Another reason for optimism by bill opponents is the course Brown has navigated.

Observers like Dayton note a nuance that people outside of California may find hard to believe.

“The assembly lawmakers in Sacramento are so far left of center that they make Brown a centrist by comparison.”

Galicia still has hope, “I pray the governor will veto this bill. If lawmakers start forcing local bodies to use PLAs they will force me out of public projects or maybe just to federal projects only. At least the federal government still gives us a chance.”

Finally, documents exposed as the result of a public records act and published in Union Watch chronicle what bill opponents call a “union lobbying scheme to control water project construction.”

Supporters of open contracting opportunities hope that the governor will want no part of what they call a “union manipulation of the legislative process.”

For their part, California union leaders are moving ahead and looking to the future assuming Brown will sign AB 155.

Ron Chesshire, chief executive officer of the labor group Monterey/Santa Cruz Building and Construction Trades Council told the Salinas Californian “a project labor agreement, or PLA, should be part of all public projects as required under state public contract law.”
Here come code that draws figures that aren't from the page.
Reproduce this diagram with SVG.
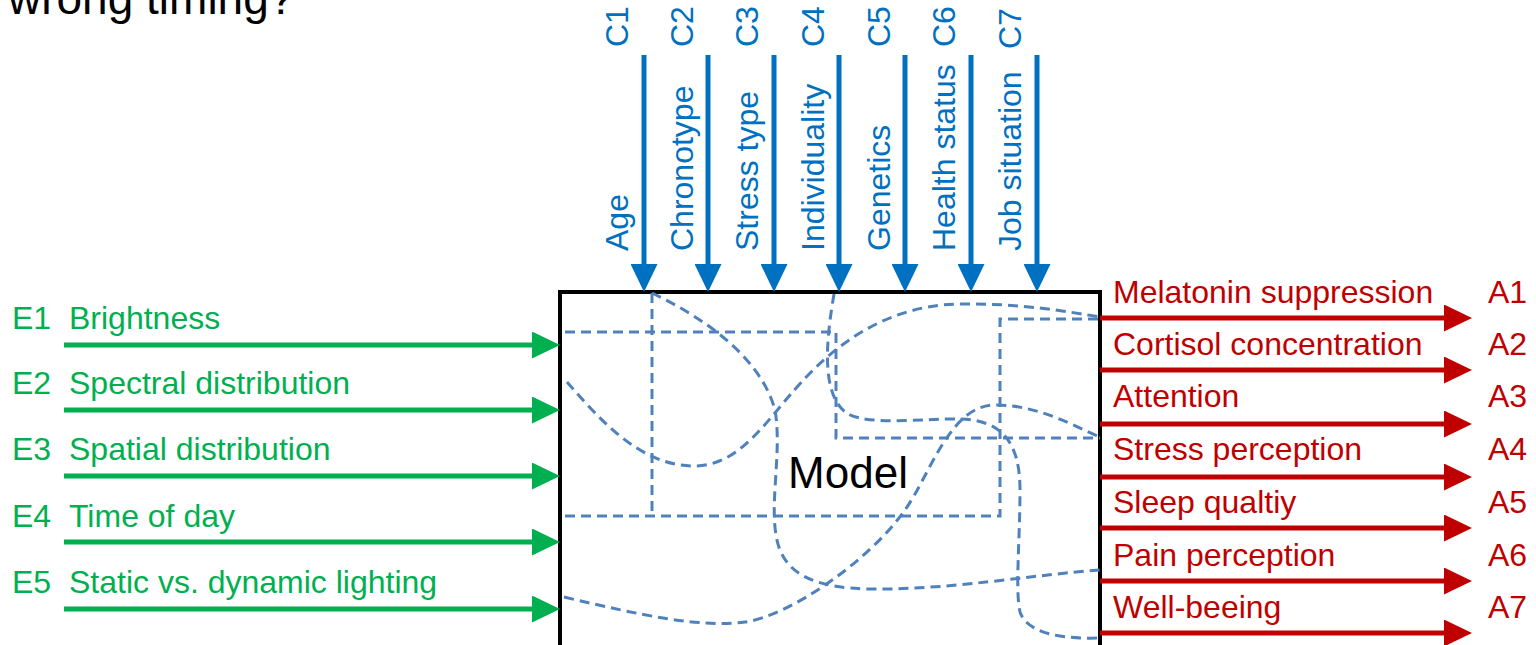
<svg xmlns="http://www.w3.org/2000/svg" width="1536" height="645" viewBox="0 0 1536 645">
<style>
text{font-family:"Liberation Sans",Arial,sans-serif;font-size:32px}
.g{fill:#00B050}.r{fill:#C00000}.b{fill:#0070C0}
.ag{stroke:#00B050;stroke-width:5;fill:none;marker-end:url(#mg)}
.ar{stroke:#C00000;stroke-width:5;fill:none;marker-end:url(#mr)}
.ab{stroke:#0070C0;stroke-width:5;fill:none;marker-end:url(#mb)}
.d{stroke:#4F81BD;stroke-width:3;fill:none;stroke-dasharray:10 6}
</style>
<defs>
<marker id="mg" markerUnits="userSpaceOnUse" viewBox="0 0 28 27" markerWidth="28" markerHeight="27" refX="11" refY="13.5" orient="auto"><path d="M0,0L28,13.5L0,27z" fill="#00B050"/></marker>
<marker id="mr" markerUnits="userSpaceOnUse" viewBox="0 0 28 27" markerWidth="28" markerHeight="27" refX="11" refY="13.5" orient="auto"><path d="M0,0L28,13.5L0,27z" fill="#C00000"/></marker>
<marker id="mb" markerUnits="userSpaceOnUse" viewBox="0 0 28 27" markerWidth="28" markerHeight="27" refX="11" refY="13.5" orient="auto"><path d="M0,0L28,13.5L0,27z" fill="#0070C0"/></marker>
</defs>
<rect width="1536" height="645" fill="#fff"/>
<text x="8" y="14" style="font-size:46px" fill="#000">wrong timing?</text>

<g id="model">
<rect x="560" y="292" width="540" height="400" fill="none" stroke="#000" stroke-width="4"/>
<path class="d" d="M565,332H836V438H1100"/>
<path class="d" d="M652,293V516"/>
<path class="d" d="M565,516H1000V319H1100"/>
<path class="d" d="M652,293C700,316 760,355 775,410C782,450 770,500 776,535C782,575 815,588 870,589C950,590 1030,575 1100,570"/>
<path class="d" d="M567,382C600,420 640,465 692,466C735,467 760,430 790,395C815,366 870,305 960,304C1020,303 1070,312 1100,317"/>
<path class="d" d="M834,294C828,330 818,395 848,414C870,426 930,418 960,419C1000,420 1020,440 1020,490C1020,540 1015,590 1020,612C1028,636 1070,639 1100,638"/>
<path class="d" d="M564,597C640,615 700,628 745,622C790,616 870,560 905,510C930,475 950,405 995,405C1040,405 1075,427 1100,437"/>
<text x="848" y="488" text-anchor="middle" style="font-size:44px" fill="#000">Model</text>
</g>

<g id="inputs">
<g id="E1"><text class="g" x="12" y="329">E1</text><text class="g" x="69" y="329">Brightness</text></g>
<g id="E2"><text class="g" x="12" y="394">E2</text><text class="g" x="69" y="394">Spectral distribution</text></g>
<g id="E3"><text class="g" x="12" y="460">E3</text><text class="g" x="69" y="460">Spatial distribution</text></g>
<g id="E4"><text class="g" x="12" y="527">E4</text><text class="g" x="69" y="527">Time of day</text></g>
<g id="E5"><text class="g" x="12" y="593">E5</text><text class="g" x="69" y="593">Static vs. dynamic lighting</text></g>
</g>

<g id="conditions">
<g id="C1"><text class="b" transform="translate(628,47) rotate(-90)">C1</text><text class="b" transform="translate(628,251) rotate(-90)">Age</text></g>
<g id="C2"><text class="b" transform="translate(693,47) rotate(-90)">C2</text><text class="b" transform="translate(693,251) rotate(-90)">Chronotype</text></g>
<g id="C3"><text class="b" transform="translate(758,47) rotate(-90)">C3</text><text class="b" transform="translate(758,251) rotate(-90)">Stress type</text></g>
<g id="C4"><text class="b" transform="translate(824,47) rotate(-90)">C4</text><text class="b" transform="translate(824,251) rotate(-90)">Individuality</text></g>
<g id="C5"><text class="b" transform="translate(890,47) rotate(-90)">C5</text><text class="b" transform="translate(890,251) rotate(-90)">Genetics</text></g>
<g id="C6"><text class="b" transform="translate(955,47) rotate(-90)">C6</text><text class="b" transform="translate(955,251) rotate(-90)">Health status</text></g>
<g id="C7"><text class="b" transform="translate(1021,49) rotate(-90)">C7</text><text class="b" transform="translate(1021,251) rotate(-90)">Job situation</text></g>
</g>

<g id="outputs">
<g id="A1"><text class="r" x="1113" y="303">Melatonin suppression</text><text class="r" x="1488" y="303">A1</text></g>
<g id="A2"><text class="r" x="1113" y="355">Cortisol concentration</text><text class="r" x="1488" y="355">A2</text></g>
<g id="A3"><text class="r" x="1113" y="407">Attention</text><text class="r" x="1488" y="407">A3</text></g>
<g id="A4"><text class="r" x="1113" y="460">Stress perception</text><text class="r" x="1488" y="460">A4</text></g>
<g id="A5"><text class="r" x="1113" y="513">Sleep qualtiy</text><text class="r" x="1488" y="513">A5</text></g>
<g id="A6"><text class="r" x="1113" y="566">Pain perception</text><text class="r" x="1488" y="566">A6</text></g>
<g id="A7"><text class="r" x="1113" y="618">Well-beeing</text><text class="r" x="1488" y="618">A7</text></g>
</g>

<g id="connectors">
<path class="ag" d="M64,345H543"/>
<path class="ag" d="M64,410H543"/>
<path class="ag" d="M64,476H543"/>
<path class="ag" d="M64,542H543"/>
<path class="ag" d="M64,609H543"/>
<path class="ab" d="M644,55V275"/>
<path class="ab" d="M708,55V275"/>
<path class="ab" d="M774,55V275"/>
<path class="ab" d="M839,55V275"/>
<path class="ab" d="M905,55V275"/>
<path class="ab" d="M971,55V275"/>
<path class="ab" d="M1037,55V275"/>
<path class="ar" d="M1100,318H1455"/>
<path class="ar" d="M1100,370H1455"/>
<path class="ar" d="M1100,424H1455"/>
<path class="ar" d="M1100,477H1455"/>
<path class="ar" d="M1100,528H1455"/>
<path class="ar" d="M1100,581H1455"/>
<path class="ar" d="M1100,633H1455"/>
</g>
</svg>
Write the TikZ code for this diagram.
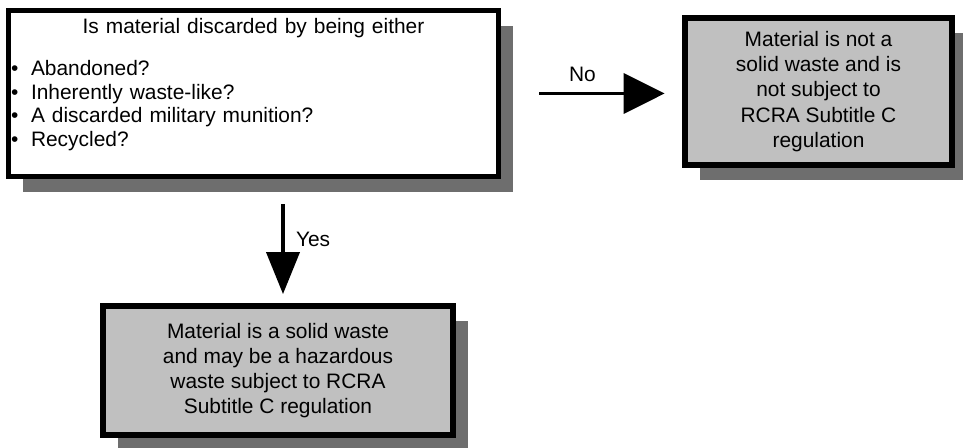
\documentclass[tikz,border=0pt]{standalone}
\usepackage{fontspec}
\setmainfont{Liberation Sans}
\usepackage{tikz}
\usetikzlibrary{arrows.meta,positioning,shadows}
\definecolor{boxgray}{RGB}{192,192,192}
\definecolor{shadowgray}{RGB}{110,110,110}
\newcommand{\qitem}{\textbullet\hspace{0.6em}}

\begin{document}
\begin{tikzpicture}[
    query/.style={draw=black,fill=white,line width=2.8pt,text width=9.694cm,inner xsep=1.5pt,inner ysep=4.2pt,font=\fontsize{11.9}{13.3}\selectfont,drop shadow={shadow xshift=0.29cm,shadow yshift=-0.31cm,fill=shadowgray,opacity=1}},
    result/.style={draw=black,fill=boxgray,line width=3.6pt,inner sep=0pt,align=center,font=\fontsize{11.9}{14.4}\selectfont,drop shadow={shadow xshift=0.3cm,shadow yshift=-0.3cm,fill=shadowgray,opacity=1}},
    flow/.style={line width=2.2pt},
    lbl/.style={font=\fontsize{11.9}{13}\selectfont}]
   \useasboundingbox (0,0) rectangle (19.26,8.96);
   \node[query] (ask) at (5.07,7.09)
      {{\centering Is material discarded by being either\par}\vspace{11pt}
       \qitem Abandoned?\\
       \qitem Inherently waste-like?\\
       \qitem A discarded military munition?\\
       \qitem Recycled?\par\vspace{-0.3pt}\null};
   \node[result,minimum width=5.33cm,minimum height=2.93cm] (notsw) at (16.37,7.13)
      {Material is not a\\solid waste and is\\not subject to\\RCRA Subtitle C\\regulation};
   \node[result,minimum width=6.99cm,minimum height=2.57cm,font=\fontsize{11.9}{14.2}\selectfont] (issw) at (5.56,1.55)
      {Material is a solid waste\\and may be a hazardous\\waste subject to RCRA\\Subtitle C regulation};
   \draw[flow,-{Triangle[length=0.82cm,width=0.8cm]},shorten <=0.77cm,shorten >=0.35cm] (ask.east) -- (ask.east -| notsw.west)
      node[lbl,pos=0.45,above=2pt] {No};
   \draw[flow,-{Triangle[length=0.84cm,width=0.66cm]},shorten <=0.51cm,shorten >=0.18cm] ([xshift=0.1cm]ask.south -| issw.north) -- ([xshift=0.1cm]issw.north)
      node[lbl,pos=0.49,right=3pt] {Yes};
\end{tikzpicture}
\end{document}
Cesar Lara, secretary-treasurer of the General Teamsters Union Local 890, agreed, telling the Californian, “Any public project should have a project labor agreement.”

Galicia hopes everyone will call Brown asking for a veto.

And Dayton issued a warning. “If California lawmakers force PLAs statewide, you will see the same push for PLAs in Oregon, Washington, New York, Illinois and who know where after that.”